One of the challenges faced during 2020 in underwriting non-payment insurance was convincing Structured Credit and Political Risk (SCPR) insurers to accept new clients, says Mr Matthew Solley, managing director, Structured Credit and Political Risk, at Gallagher.
Writing in the report, “Structured Credit and Political Risk Insurance -- Report and Market Update” released recently by Gallagher, he said, “With insurers’ conservative stance, several held back from writing business from new insureds, preferring to support entities with whom they had experience.”

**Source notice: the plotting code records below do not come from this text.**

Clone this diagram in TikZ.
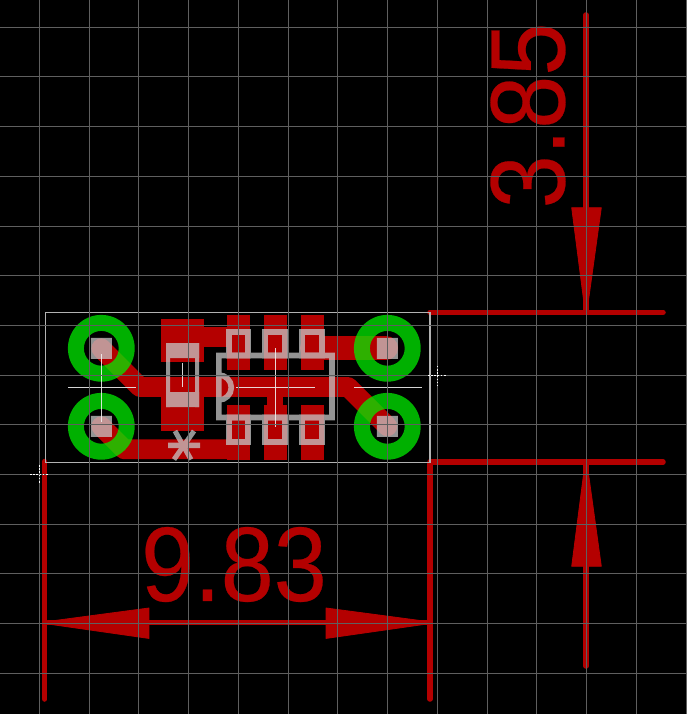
\documentclass[tikz,border=0pt]{standalone}
\usepackage{fontspec}
\setmainfont{Liberation Sans}
\newfontfamily\dimfont[FakeBold=0.25]{Liberation Sans}
\definecolor{copper}{HTML}{B40000}
\definecolor{gridc}{HTML}{5F5F5F}
\definecolor{silk}{HTML}{C6C6C6}
\definecolor{padg}{HTML}{00EE00}
\tikzset{
  trace/.style={draw=copper,line cap=round,line join=round},
  copperfill/.style={fill=copper,draw=none},
  dimline/.style={draw=copper,line width=5.5pt,line cap=round},
  dimhead/.style={fill=copper,draw=copper,line width=.8pt,line join=round},
  gridline/.style={draw=gridc,line width=1pt},
  outline/.style={draw=silk!90!black,line width=1.3pt},
  silkline/.style={draw=silk,line width=5.6pt},
  xhair/.style={draw=white!95!black,line width=1.3pt,opacity=.88},
  origin/.style={draw=white,line width=1pt,dash pattern=on 1.6pt off 1.6pt},
  dimtext/.style={text=copper,inner sep=0pt,font=\dimfont\fontsize{106}{106}\selectfont}
}
\begin{document}
\begin{tikzpicture}[x=1pt,y=-1pt]
\useasboundingbox (0,0) rectangle (687,714);
\fill[black] (0,0) rectangle (687,714);
% copper
\foreach \xa/\xb in {227/250,264/287,301/324}{
  \fill[copperfill] (\xa,315) rectangle (\xb,370);
  \fill[copperfill] (\xa,405) rectangle (\xb,460);
}
\fill[copperfill] (161,319) rectangle (204,362);
\fill[copperfill] (161,388) rectangle (204,431);
\fill[copperfill] (204,327) rectangle (227,347);
\fill[copperfill] (267,397) rectangle (283,405);
\draw[trace,line width=19.8pt] (101.3,348.3) -- (140,387) -- (348,387) -- (387.3,426.3);
\draw[trace,line width=19.8pt] (101.3,426.3) -- (124.3,449.3) -- (238,449.3);
\draw[trace,line width=24pt] (312,348) -- (386,348);
% pads
\begin{scope}[opacity=.74]
\fill[padg,even odd rule] (101.3,348.3) circle[radius=33.4] (101.3,348.3) circle[radius=17.4];
\fill[padg,even odd rule] (101.3,426.3) circle[radius=33.4] (101.3,426.3) circle[radius=17.4];
\fill[padg,even odd rule] (387.3,348.3) circle[radius=33.4] (387.3,348.3) circle[radius=17.4];
\fill[padg,even odd rule] (387.3,426.3) circle[radius=33.4] (387.3,426.3) circle[radius=17.4];
\end{scope}
% silk / outline layer
\begin{scope}[transparency group,opacity=.75]
\foreach \cx/\cy in {101.3/348.3,101.3/426.3,387.3/348.3,387.3/426.3}{
  \fill[silk] (\cx-10.5,\cy-10.5) rectangle (\cx+10.5,\cy+10.5);
}
\draw[silkline] (218.8,355.5) rectangle (332,417.5);
\draw[silkline] (218.8,375) arc[start angle=-90,end angle=90,radius=12.5];
\foreach \xa/\xb in {229/248,265/285,302/322}{
  \draw[silkline] (\xa,332) rectangle (\xb,355.5);
  \draw[silkline] (\xa,417.5) rectangle (\xb,442);
}
\fill[silk] (166,343) rectangle (199,358);
\fill[silk] (166,392) rectangle (199,407);
\fill[silk] (166,343) rectangle (170,407);
\fill[silk] (195,343) rectangle (199,407);
\draw[silk,line width=5.4pt] (168,445.3) -- (200,445.3);
\draw[silk,line width=5pt] (175,431) -- (191,459.5);
\draw[silk,line width=5pt] (194,431) -- (174,459.5);
\end{scope}
% centre crosses
\draw[xhair] (68,387.3) -- (136,387.3);
\draw[xhair] (101.3,354) -- (101.3,421.7);
\draw[xhair] (354,387.3) -- (421.7,387.3);
\draw[xhair] (236,387.3) -- (315,387.3);
\draw[xhair] (275.3,348) -- (275.3,426.7);
\draw[xhair] (182.3,363) -- (182.3,386.7);
% dimensions
\draw[dimline] (44.7,461.5) -- (44.7,699);
\draw[dimline] (430,464) -- (430,699);
\draw[dimline] (430,312.3) -- (663,312.3);
\draw[dimline] (430,462) -- (663,462);
\draw[dimline] (586,15) -- (586,312);
\draw[dimline] (586,462) -- (586,666);
\draw[dimline] (48,622.7) -- (428,622.7);
\fill[dimhead] (571.7,207.7) -- (601.3,207.7) -- (587,311) -- (585,311) -- cycle;
\fill[dimhead] (571.7,566.3) -- (601.3,566.3) -- (587,463) -- (585,463) -- cycle;
\fill[dimhead] (148.9,608) -- (148.9,638.4) -- (46,623.7) -- (46,621.7) -- cycle;
\fill[dimhead] (326.1,608) -- (326.1,638.4) -- (429,623.7) -- (429,621.7) -- cycle;
\node[dimtext,xscale=.9] (widthlabel) at (234,564.5) {9.83};
\node[dimtext,rotate=90,xscale=.9] (heightlabel) at (528,115.5) {3.85};
% board outline
\draw[outline] (45.7,312.7) rectangle (430,462.3);
% grid on top
\foreach \gx in {39,89,138,188,238,288,337,387,437,487,536,586,636,686}{
  \draw[gridline] (\gx+.5,0) -- (\gx+.5,714);
}
\foreach \gy in {27,76,126,176,226,275,325,375,424,474,524,573,623,673}{
  \draw[gridline] (0,\gy+.5) -- (687,\gy+.5);
}
% origin marks
\draw[origin] (30,474.5) -- (49,474.5);
\draw[origin] (39.5,465) -- (39.5,484);
\draw[origin] (428,375.5) -- (447,375.5);
\draw[origin] (437.5,365.7) -- (437.5,385);
\end{tikzpicture}
\end{document}
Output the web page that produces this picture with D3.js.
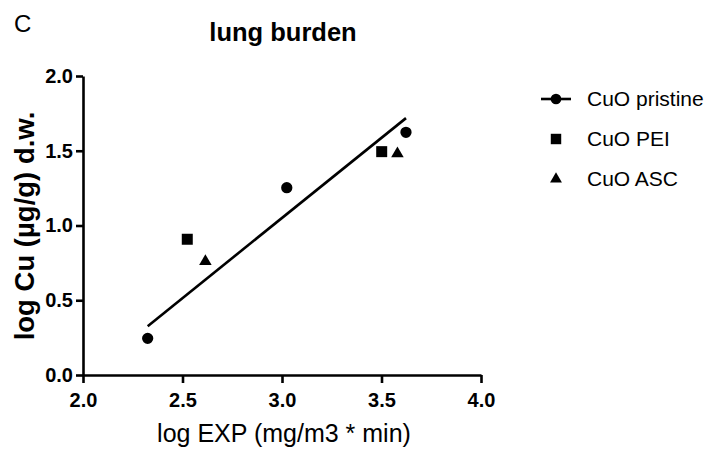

He added, “Whilst the SCPR insurance market has not been hit by the torrent of losses that it feared, it maintains a cautious approach driven by the broad impact of COVID-19, primarily on existing exposures as opposed to new underwriting. There remains good opportunity to leverage the capacity of the insurance market, understanding that underwriters are looking more closely at the entities they insure with a focus on expertise, alignment of interest and transparency.”
Countries of concern
Among countries of concern due to government non-payment, Zambia (56%) continues to top the list, followed by Angola (40%), according to the report.
“Both Zambia and Angola remain at the top of the list due to unsustainable levels of government debt and the significant threat of default,” said Gallagher. “Despite this, in relative terms underwriter perception of Angola has marginally improved since mid-2020 as a result of the increasing oil price.”
Other African countries of concern regarding sovereign non-payment are Ghana (19%); Tanzania and Kenya (14% each); Ethiopia and Zimbabwe (7% each); Gabon 5%; Algeria, Cameroon, Ivory Coast, Egypt and Malawi (2% each).
Gallagher surveyed the SCPR market by gathering feedback from 63 underwriters spanning 49 insurers between 12 and 21 January 2021. Respondents were asked to name the three countries in their portfolios which currently concern them the most with respect to the risk of non-payment of government obligations.